In Syria, many say the minimal assistance
Obama has provided for moderate rebel
groups, who are outnumbered by Islamist
factions and Al-Qaeda-inspired radicals,
has been inadequate to tip the balance of
the three-year-old war and merely served
to perpetuate the violence, which has
killed more than 160,000 and displaced
nearly 10 million.
It is unclear whether the additional aid
announced Wednesday will do much more,
and it certainly will not satisfy hawkish
members of Congress who have called for
a surgical strike on the regime.
The U.S. would strike only “when we face
a continuing, imminent threat, and only
where there is near certainty of no civilian
casualties,” Obama said. “For our actions
should meet a simple test: We must not
create more enemies than we take off the
battlefield.”
Obama’s speech was notable for what it
did not say, too.
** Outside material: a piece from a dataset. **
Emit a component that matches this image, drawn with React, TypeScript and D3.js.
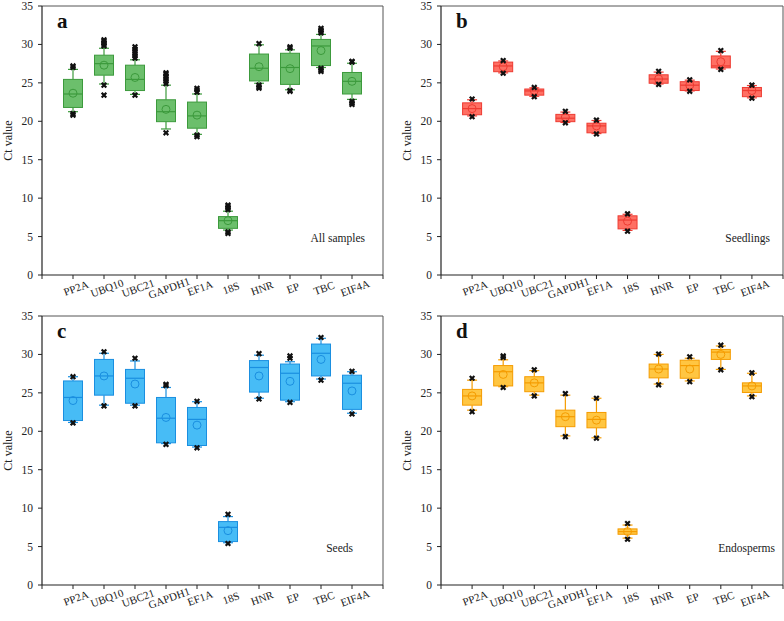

The president made just
one reference to cyberwarfare, which
military analysts in a recent poll said was
the foremost threat facing the U.S. And he
made scant mention of Israel, a major
U.S. partner in the Middle East but one
that has proved obstinate in Secretary of
State John Kerry’s fruitless efforts to
broker a peace agreement with the
Palestinians. Those talks broke down last
month amid criticism that the U.S. was
not willing to pressure its ally Israel to
make the painful concessions required for
progress.
Some might have expected the showdown
with Russian President Vladimir Putin to
get the same treatment, since the U.S.
was widely perceived to have suffered an
embarrassment when Russia turned a
cheek to "red line" rhetoric from Obama
and annexed Crimea by way of a Moscow-
backed public referendum.
Instead, the president cited last weekend’s
Ukrainian elections as a signal that U.S.-
led “mobilization of world opinion and
institutions” had given the Ukrainian
people the opportunity to “choose their
future.”
“Russia’s recent actions recall the days
when Soviet tanks rolled into Eastern
Europe,” Obama said. “But this isn’t the
Cold War. Our ability to shape world
opinion helped isolate Russia right away.”